Show: Why this team is uniquely positioned to win in this market. Relevant industry experience, technical expertise, and complementary skill sets all strengthen your case.
Slide 10: The Ask
Be clear about what you're asking for and what you'll accomplish with the investment. State the amount you're raising, the type of round, and how you'll use the funds.
Break down fund allocation into major categories: product development, team expansion, sales and marketing, operations. Show the specific milestones this capital will help you achieve and how they position you for future growth or your next funding round.
Be specific: "We're raising $2M to expand our engineering team by 5 people, launch in two new markets, and reach $1M ARR within 18 months."
Bonus: Design Matters
A few principles that apply across all slides:
- Less is more: Each slide should have one main point. Use your verbal presentation to provide detail.
- Consistent design: Use your brand colors, maintain visual hierarchy, and ensure readability.
- Data visualization: Charts and graphs communicate trends better than tables of numbers.
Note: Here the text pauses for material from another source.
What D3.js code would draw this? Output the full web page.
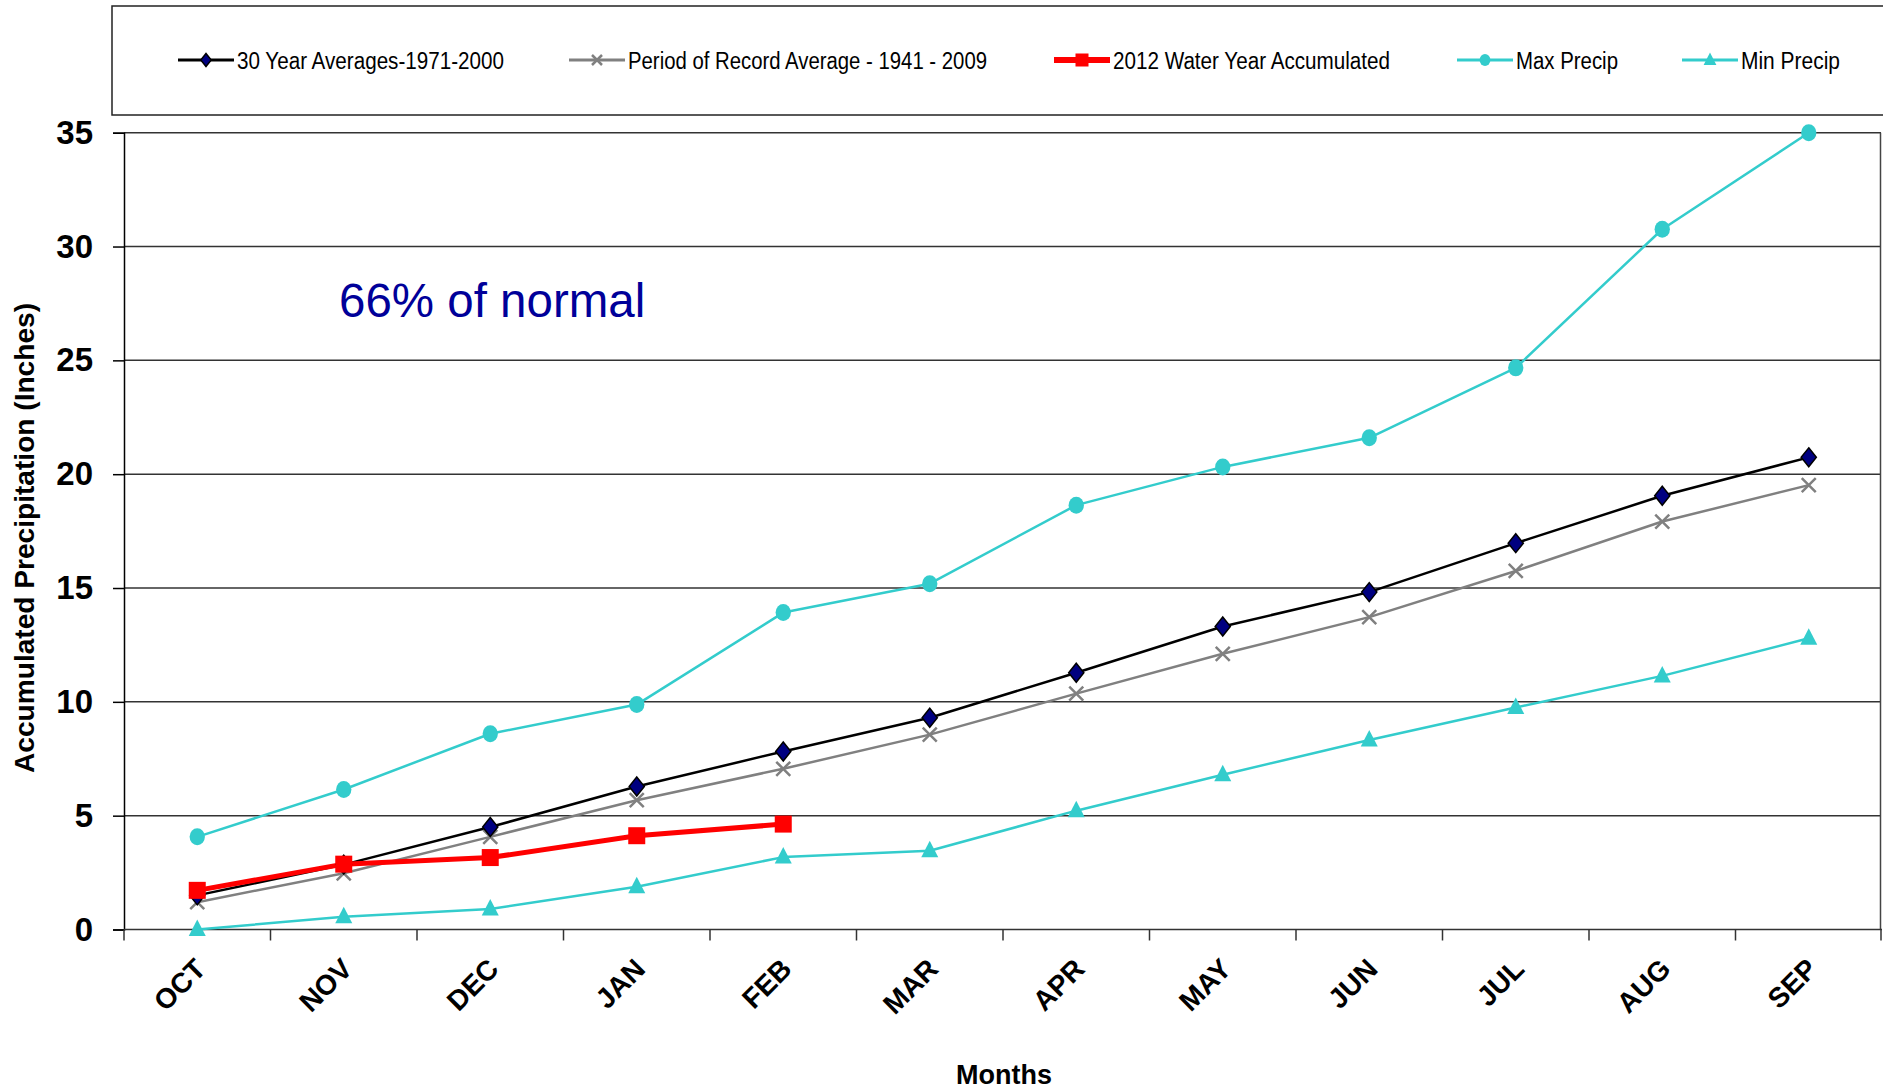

- Tell a story: Your deck should flow logically, building a narrative that leads naturally to your ask.
Key Takeaways
- Open with a clear hook that instantly communicates your value proposition
- Make the problem visceral before presenting your solution
- Use real product screenshots and specific examples rather than abstract concepts
- Present market size with credible methodology and bottom-up analysis
- Lead with your strongest traction metrics and show growth trajectory
- Be honest about competition while clearly articulating your differentiation
- Highlight team credentials that make you uniquely qualified for this opportunity
- End with a specific ask tied to concrete milestones
Your pitch deck is the foundation of your fundraising materials, but remember it's a conversation starter, not a comprehensive business plan. Keep it focused, compelling, and designed to generate the next meeting where you can dive deeper into the details that matter most to each investor.